◆ **PROVIDED DATA**:
• • • • • • •

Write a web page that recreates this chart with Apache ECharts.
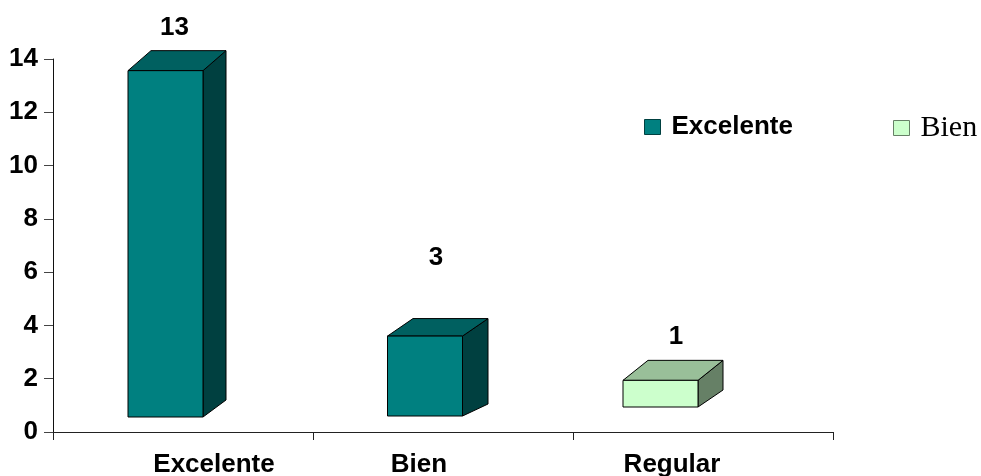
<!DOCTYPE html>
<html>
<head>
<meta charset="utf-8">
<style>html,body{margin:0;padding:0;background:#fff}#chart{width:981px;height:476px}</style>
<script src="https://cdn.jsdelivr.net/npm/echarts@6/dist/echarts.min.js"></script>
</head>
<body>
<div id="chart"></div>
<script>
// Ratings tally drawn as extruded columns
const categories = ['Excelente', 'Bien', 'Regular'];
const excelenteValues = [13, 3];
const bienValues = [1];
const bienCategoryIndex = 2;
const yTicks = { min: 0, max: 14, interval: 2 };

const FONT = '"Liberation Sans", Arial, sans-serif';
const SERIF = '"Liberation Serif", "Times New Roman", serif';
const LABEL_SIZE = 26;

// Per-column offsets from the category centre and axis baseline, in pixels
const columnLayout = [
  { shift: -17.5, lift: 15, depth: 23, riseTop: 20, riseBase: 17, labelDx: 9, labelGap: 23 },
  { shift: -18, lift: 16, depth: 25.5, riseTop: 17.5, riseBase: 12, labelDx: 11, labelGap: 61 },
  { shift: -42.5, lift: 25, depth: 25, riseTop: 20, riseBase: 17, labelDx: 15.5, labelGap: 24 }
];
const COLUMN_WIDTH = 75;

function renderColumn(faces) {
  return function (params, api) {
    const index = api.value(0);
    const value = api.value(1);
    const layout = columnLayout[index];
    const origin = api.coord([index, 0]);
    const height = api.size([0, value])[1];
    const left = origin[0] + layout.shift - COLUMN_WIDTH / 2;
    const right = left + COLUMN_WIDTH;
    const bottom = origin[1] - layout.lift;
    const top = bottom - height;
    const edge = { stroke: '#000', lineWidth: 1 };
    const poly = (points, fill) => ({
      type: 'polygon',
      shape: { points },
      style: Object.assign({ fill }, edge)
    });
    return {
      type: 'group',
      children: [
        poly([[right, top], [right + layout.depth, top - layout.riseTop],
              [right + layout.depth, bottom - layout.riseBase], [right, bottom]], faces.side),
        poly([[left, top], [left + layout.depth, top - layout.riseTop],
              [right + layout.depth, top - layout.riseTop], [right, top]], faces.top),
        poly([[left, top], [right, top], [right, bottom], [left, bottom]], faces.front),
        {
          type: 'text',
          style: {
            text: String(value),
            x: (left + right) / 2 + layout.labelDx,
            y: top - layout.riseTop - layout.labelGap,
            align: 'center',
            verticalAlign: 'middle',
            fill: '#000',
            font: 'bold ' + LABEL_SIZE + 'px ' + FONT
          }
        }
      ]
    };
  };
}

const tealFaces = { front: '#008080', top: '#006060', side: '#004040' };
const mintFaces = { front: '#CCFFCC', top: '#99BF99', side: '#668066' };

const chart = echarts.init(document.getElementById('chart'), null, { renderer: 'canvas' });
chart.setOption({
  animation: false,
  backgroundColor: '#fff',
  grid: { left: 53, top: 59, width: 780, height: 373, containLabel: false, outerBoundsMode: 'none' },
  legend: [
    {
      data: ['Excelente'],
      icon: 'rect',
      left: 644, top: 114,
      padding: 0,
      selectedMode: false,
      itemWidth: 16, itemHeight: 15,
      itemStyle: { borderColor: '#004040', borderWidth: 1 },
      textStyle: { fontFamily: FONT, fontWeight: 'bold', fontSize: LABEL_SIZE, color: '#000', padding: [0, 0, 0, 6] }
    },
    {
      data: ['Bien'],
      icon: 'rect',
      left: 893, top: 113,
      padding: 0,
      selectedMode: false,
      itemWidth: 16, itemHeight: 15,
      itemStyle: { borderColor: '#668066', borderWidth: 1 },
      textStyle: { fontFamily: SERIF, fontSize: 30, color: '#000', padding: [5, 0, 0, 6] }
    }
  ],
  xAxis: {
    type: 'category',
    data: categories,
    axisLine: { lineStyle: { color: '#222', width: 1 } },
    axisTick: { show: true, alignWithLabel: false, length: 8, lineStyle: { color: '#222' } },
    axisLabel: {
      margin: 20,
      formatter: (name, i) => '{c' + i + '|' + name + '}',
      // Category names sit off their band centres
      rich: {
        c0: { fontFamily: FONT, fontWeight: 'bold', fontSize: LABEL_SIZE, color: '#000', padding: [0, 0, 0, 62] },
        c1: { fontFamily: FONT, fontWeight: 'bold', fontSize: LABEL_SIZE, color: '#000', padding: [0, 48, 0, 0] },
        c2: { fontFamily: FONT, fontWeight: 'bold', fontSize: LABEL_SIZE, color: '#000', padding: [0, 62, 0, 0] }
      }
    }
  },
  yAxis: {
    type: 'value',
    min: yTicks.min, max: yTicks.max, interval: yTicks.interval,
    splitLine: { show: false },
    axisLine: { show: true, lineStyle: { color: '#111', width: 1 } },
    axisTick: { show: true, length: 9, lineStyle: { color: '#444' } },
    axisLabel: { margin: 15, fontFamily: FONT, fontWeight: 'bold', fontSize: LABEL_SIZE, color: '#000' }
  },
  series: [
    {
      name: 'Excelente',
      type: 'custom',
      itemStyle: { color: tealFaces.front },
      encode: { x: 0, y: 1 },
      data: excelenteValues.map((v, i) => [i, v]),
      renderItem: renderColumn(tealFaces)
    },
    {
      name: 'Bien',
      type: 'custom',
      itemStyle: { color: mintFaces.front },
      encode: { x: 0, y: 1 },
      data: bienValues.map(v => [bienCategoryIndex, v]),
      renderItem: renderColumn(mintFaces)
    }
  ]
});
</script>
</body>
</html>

• • • • • • •

Transcribe the full listing character for character. Pictures are excluded.

Write a web page that recreates this chart with Apache ECharts.
<!DOCTYPE html>
<html>
<head>
<meta charset="utf-8">
<style>html,body{margin:0;padding:0;background:#fff}#chart{width:981px;height:476px}</style>
<script src="https://cdn.jsdelivr.net/npm/echarts@6/dist/echarts.min.js"></script>
</head>
<body>
<div id="chart"></div>
<script>
// Ratings tally drawn as extruded columns
const categories = ['Excelente', 'Bien', 'Regular'];
const excelenteValues = [13, 3];
const bienValues = [1];
const bienCategoryIndex = 2;
const yTicks = { min: 0, max: 14, interval: 2 };

const FONT = '"Liberation Sans", Arial, sans-serif';
const SERIF = '"Liberation Serif", "Times New Roman", serif';
const LABEL_SIZE = 26;

// Per-column offsets from the category centre and axis baseline, in pixels
const columnLayout = [
  { shift: -17.5, lift: 15, depth: 23, riseTop: 20, riseBase: 17, labelDx: 9, labelGap: 23 },
  { shift: -18, lift: 16, depth: 25.5, riseTop: 17.5, riseBase: 12, labelDx: 11, labelGap: 61 },
  { shift: -42.5, lift: 25, depth: 25, riseTop: 20, riseBase: 17, labelDx: 15.5, labelGap: 24 }
];
const COLUMN_WIDTH = 75;

function renderColumn(faces) {
  return function (params, api) {
    const index = api.value(0);
    const value = api.value(1);
    const layout = columnLayout[index];
    const origin = api.coord([index, 0]);
    const height = api.size([0, value])[1];
    const left = origin[0] + layout.shift - COLUMN_WIDTH / 2;
    const right = left + COLUMN_WIDTH;
    const bottom = origin[1] - layout.lift;
    const top = bottom - height;
    const edge = { stroke: '#000', lineWidth: 1 };
    const poly = (points, fill) => ({
      type: 'polygon',
      shape: { points },
      style: Object.assign({ fill }, edge)
    });
    return {
      type: 'group',
      children: [
        poly([[right, top], [right + layout.depth, top - layout.riseTop],
              [right + layout.depth, bottom - layout.riseBase], [right, bottom]], faces.side),
        poly([[left, top], [left + layout.depth, top - layout.riseTop],
              [right + layout.depth, top - layout.riseTop], [right, top]], faces.top),
        poly([[left, top], [right, top], [right, bottom], [left, bottom]], faces.front),
        {
          type: 'text',
          style: {
            text: String(value),
            x: (left + right) / 2 + layout.labelDx,
            y: top - layout.riseTop - layout.labelGap,
            align: 'center',
            verticalAlign: 'middle',
            fill: '#000',
            font: 'bold ' + LABEL_SIZE + 'px ' + FONT
          }
        }
      ]
    };
  };
}

const tealFaces = { front: '#008080', top: '#006060', side: '#004040' };
const mintFaces = { front: '#CCFFCC', top: '#99BF99', side: '#668066' };

const chart = echarts.init(document.getElementById('chart'), null, { renderer: 'canvas' });
chart.setOption({
  animation: false,
  backgroundColor: '#fff',
  grid: { left: 53, top: 59, width: 780, height: 373, containLabel: false, outerBoundsMode: 'none' },
  legend: [
    {
      data: ['Excelente'],
      icon: 'rect',
      left: 644, top: 114,
      padding: 0,
      selectedMode: false,
      itemWidth: 16, itemHeight: 15,
      itemStyle: { borderColor: '#004040', borderWidth: 1 },
      textStyle: { fontFamily: FONT, fontWeight: 'bold', fontSize: LABEL_SIZE, color: '#000', padding: [0, 0, 0, 6] }
    },
    {
      data: ['Bien'],
      icon: 'rect',
      left: 893, top: 113,
      padding: 0,
      selectedMode: false,
      itemWidth: 16, itemHeight: 15,
      itemStyle: { borderColor: '#668066', borderWidth: 1 },
      textStyle: { fontFamily: SERIF, fontSize: 30, color: '#000', padding: [5, 0, 0, 6] }
    }
  ],
  xAxis: {
    type: 'category',
    data: categories,
    axisLine: { lineStyle: { color: '#222', width: 1 } },
    axisTick: { show: true, alignWithLabel: false, length: 8, lineStyle: { color: '#222' } },
    axisLabel: {
      margin: 20,
      formatter: (name, i) => '{c' + i + '|' + name + '}',
      // Category names sit off their band centres
      rich: {
        c0: { fontFamily: FONT, fontWeight: 'bold', fontSize: LABEL_SIZE, color: '#000', padding: [0, 0, 0, 62] },
        c1: { fontFamily: FONT, fontWeight: 'bold', fontSize: LABEL_SIZE, color: '#000', padding: [0, 48, 0, 0] },
        c2: { fontFamily: FONT, fontWeight: 'bold', fontSize: LABEL_SIZE, color: '#000', padding: [0, 62, 0, 0] }
      }
    }
  },
  yAxis: {
    type: 'value',
    min: yTicks.min, max: yTicks.max, interval: yTicks.interval,
    splitLine: { show: false },
    axisLine: { show: true, lineStyle: { color: '#111', width: 1 } },
    axisTick: { show: true, length: 9, lineStyle: { color: '#444' } },
    axisLabel: { margin: 15, fontFamily: FONT, fontWeight: 'bold', fontSize: LABEL_SIZE, color: '#000' }
  },
  series: [
    {
      name: 'Excelente',
      type: 'custom',
      itemStyle: { color: tealFaces.front },
      encode: { x: 0, y: 1 },
      data: excelenteValues.map((v, i) => [i, v]),
      renderItem: renderColumn(tealFaces)
    },
    {
      name: 'Bien',
      type: 'custom',
      itemStyle: { color: mintFaces.front },
      encode: { x: 0, y: 1 },
      data: bienValues.map(v => [bienCategoryIndex, v]),
      renderItem: renderColumn(mintFaces)
    }
  ]
});
</script>
</body>
</html>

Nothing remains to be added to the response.